__THE EXERCISE__. Tell how many lines in the data below include the word "React". The answer is the number only.

__PROVIDED MATERIAL__.
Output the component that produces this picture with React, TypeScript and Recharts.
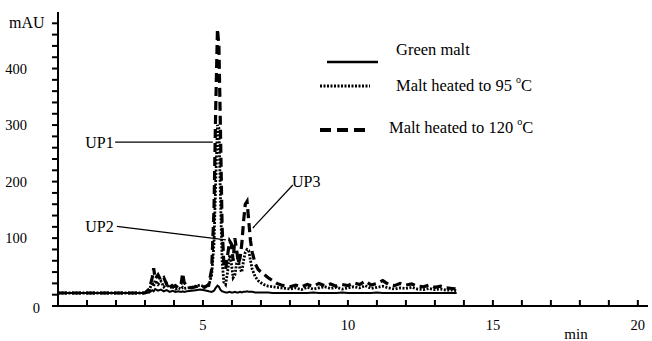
import React from 'react';
import { LineChart, Line, XAxis, YAxis, ReferenceLine, ReferenceDot } from 'recharts';

const FONT = 'Liberation Serif, DejaVu Serif, serif';

// retention time (min)
const times = [
  0, 1, 2, 3, 3.15, 3.25, 3.3, 3.35, 3.45, 3.55, 3.65, 3.75, 3.85, 3.95, 4.05, 4.15,
  4.25, 4.3, 4.35, 4.45, 4.6, 4.75, 4.9, 5.05, 5.2, 5.3, 5.38, 5.44, 5.5, 5.55, 5.6, 5.66,
  5.72, 5.78, 5.85, 5.92, 5.98, 6.04, 6.1, 6.16, 6.22, 6.28, 6.34, 6.4, 6.46, 6.52, 6.58, 6.64,
  6.7, 6.8, 6.9, 7.0, 7.1, 7.25, 7.4, 7.55, 7.7, 7.85, 8.0, 8.2, 8.4, 8.6, 8.8, 9.0,
  9.2, 9.4, 9.6, 9.8, 10.0, 10.2, 10.4, 10.6, 10.8, 11.0, 11.2, 11.4, 11.6, 11.8, 12.0, 12.2,
  12.4, 12.6, 12.8, 13.0, 13.2, 13.4, 13.6, 13.75,
];

// absorbance (mAU)
const greenMalt = [
  3, 3, 3, 3, 4, 8, 6, 10, 7, 9, 6, 8, 5, 7, 5, 6,
  5, 6, 5, 6, 7, 8, 9, 8, 6, 5, 7, 12, 16, 14, 9, 6,
  5, 4, 4, 5, 4, 4, 5, 4, 4, 5, 4, 5, 5, 6, 5, 5,
  5, 4, 4, 4, 4, 4, 3, 3, 3, 3, 3, 3, 3, 3, 4, 3,
  3, 3, 3, 4, 3, 3, 3, 3, 3, 4, 3, 3, 3, 3, 3, 3,
  3, 3, 3, 3, 3, 3, 3, 3,
];

const malt95 = [
  3, 3, 3, 3, 8, 22, 15, 25, 18, 24, 14, 20, 12, 15, 10, 12,
  10, 13, 11, 12, 13, 15, 17, 14, 16, 35, 90, 200, 300, 295, 180, 60,
  22, 18, 40, 70, 55, 30, 35, 55, 60, 45, 40, 60, 75, 80, 78, 60,
  45, 32, 25, 21, 18, 15, 14, 13, 12, 11, 10, 12, 9, 13, 10, 12,
  14, 11, 13, 10, 12, 14, 12, 16, 11, 13, 15, 12, 10, 12, 11, 13,
  10, 9, 11, 9, 10, 8, 8, 7,
];

const malt120 = [
  3, 3, 3, 3, 10, 30, 47, 28, 35, 25, 30, 18, 22, 14, 16, 12,
  20, 38, 22, 14, 12, 14, 16, 13, 18, 45, 150, 330, 470, 440, 300, 120,
  55, 45, 70, 95, 90, 60, 100, 80, 55, 65, 90, 130, 160, 165, 130, 95,
  75, 55, 45, 40, 36, 30, 25, 20, 17, 15, 14, 17, 14, 18, 15, 20,
  16, 19, 15, 18, 16, 21, 18, 24, 17, 20, 25, 18, 16, 20, 17, 19,
  15, 14, 17, 13, 15, 12, 11, 10,
];

const xTicks = Array.from({ length: 20 }, (_, i) => i + 1);
const xLabels = [5, 10, 15, 20];
const yTicks = Array.from({ length: 26 }, (_, i) => -20 + i * 20);
const yLabels = [100, 200, 300, 400];

const data = times.map((t, i) => ({
  t,
  green: greenMalt[i],
  m95: malt95[i],
  m120: malt120[i],
}));

// minute ticks point up from the axis; only every 5th is labelled
const XTick = (props: any) => {
  const { x, y, payload } = props;
  const v = payload.value;
  return (
    <g>
      <line x1={x} x2={x} y1={y - 1} y2={y - 6} stroke="#000" strokeWidth={2} />
      {xLabels.includes(v) && (
        <text x={x} y={y + 19} textAnchor="middle" dominantBaseline="central"
          style={{ fontFamily: FONT, fontSize: 14.5 }} fill="#000">{v}</text>
      )}
    </g>
  );
};

// tick lines come from the axis itself; this only places the labels
const YTick = (props: any) => {
  const { x, y, payload } = props;
  const v = payload.value;
  if (yLabels.includes(v)) {
    return (
      <text x={x - 25} y={y} textAnchor="end" dominantBaseline="central"
        style={{ fontFamily: FONT, fontSize: 14.5 }} fill="#000">{v}</text>
    );
  }
  if (v === -20) {
    return (
      <text x={x - 12} y={y + 2} textAnchor="end" dominantBaseline="central"
        style={{ fontFamily: FONT, fontSize: 14.5 }} fill="#000">0</text>
    );
  }
  return <g />;
};

const peakLabel = (text: string, anchor: 'start' | 'end') => (p: any) => (
  <text x={p.cx} y={p.cy} textAnchor={anchor} dominantBaseline="central"
    style={{ fontFamily: FONT, fontSize: 16 }} fill="#000">{text}</text>
);

const Degree = () => (
  <tspan dy={-6} style={{ fontSize: 10 }}>o</tspan>
);

const ChromLegend = () => (
  <svg width={260} height={115} style={{ position: 'absolute', left: 315, top: 35 }}>
    <g style={{ fontFamily: FONT, fontSize: 16.5 }} fill="#000">
      <line x1={12} x2={63} y1={27} y2={27} stroke="#000" strokeWidth={2.5} />
      <text x={81} y={14} dominantBaseline="central">Green malt</text>
      <line x1={5} x2={55} y1={51} y2={51} stroke="#000" strokeWidth={3} strokeDasharray="2 1.5" />
      <text x={81} y={50} dominantBaseline="central">
        Malt heated to 95 <Degree /><tspan dy={6}>C</tspan>
      </text>
      <line x1={5} x2={50} y1={95} y2={95} stroke="#000" strokeWidth={4} strokeDasharray="11 6" />
      <text x={74} y={92} dominantBaseline="central">
        Malt heated to 120 <Degree /><tspan dy={6}>C</tspan>
      </text>
    </g>
  </svg>
);

export default function App() {
  return (
    <div style={{ position: 'absolute', left: 0, top: 0, width: 652, height: 341, background: '#fff', fontFamily: FONT }}>
      <LineChart width={652} height={341} data={data} margin={{ top: 12, right: 4, bottom: 0, left: 0 }}>
        <XAxis
          dataKey="t"
          type="number"
          domain={[0, 20.35]}
          ticks={xTicks}
          interval={0}
          height={35}
          tickSize={0}
          tickMargin={0}
          tickLine={false}
          tick={XTick}
          axisLine={{ stroke: '#000', strokeWidth: 2 }}
          label={{
            content: ({ viewBox }: any) => (
              <text x={viewBox.x + viewBox.width - 72} y={viewBox.y + 28} textAnchor="middle"
                dominantBaseline="central" style={{ fontFamily: FONT, fontSize: 15 }} fill="#000">min</text>
            ),
          }}
        />
        <YAxis
          type="number"
          domain={[-20, 500]}
          ticks={yTicks}
          interval={0}
          width={58}
          tickSize={6}
          tickMargin={0}
          tickLine={{ stroke: '#000', strokeWidth: 2 }}
          tick={YTick}
          axisLine={{ stroke: '#000', strokeWidth: 2 }}
          label={{
            content: ({ viewBox }: any) => (
              <text x={viewBox.x + 9} y={viewBox.y + 10} dominantBaseline="central"
                style={{ fontFamily: FONT, fontSize: 16 }} fill="#000">mAU</text>
            ),
          }}
        />

        <Line dataKey="green" type="linear" stroke="#000" strokeWidth={2} dot={false} isAnimationActive={false} />
        <Line dataKey="m120" type="linear" stroke="#000" strokeWidth={3.2} strokeDasharray="9 5" dot={false} isAnimationActive={false} />
        <Line dataKey="m95" type="linear" stroke="#000" strokeWidth={2.8} strokeDasharray="2 1.5" dot={false} isAnimationActive={false} />

        {/* leader lines for labelled peaks */}
        <ReferenceLine segment={[{ x: 1.97, y: 270 }, { x: 5.34, y: 270 }]} stroke="#000" strokeWidth={1.2} />
        <ReferenceLine segment={[{ x: 2.03, y: 121 }, { x: 5.79, y: 97 }]} stroke="#000" strokeWidth={1.2} />
        <ReferenceLine segment={[{ x: 8.1, y: 194 }, { x: 6.72, y: 118 }]} stroke="#000" strokeWidth={1.2} />
        <ReferenceDot x={1.92} y={270} r={0} shape={peakLabel('UP1', 'end')} />
        <ReferenceDot x={1.92} y={120} r={0} shape={peakLabel('UP2', 'end')} />
        <ReferenceDot x={8.07} y={201} r={0} shape={peakLabel('UP3', 'start')} />
      </LineChart>
      <ChromLegend />
    </div>
  );
}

__WRITTEN RESPONSE__. 2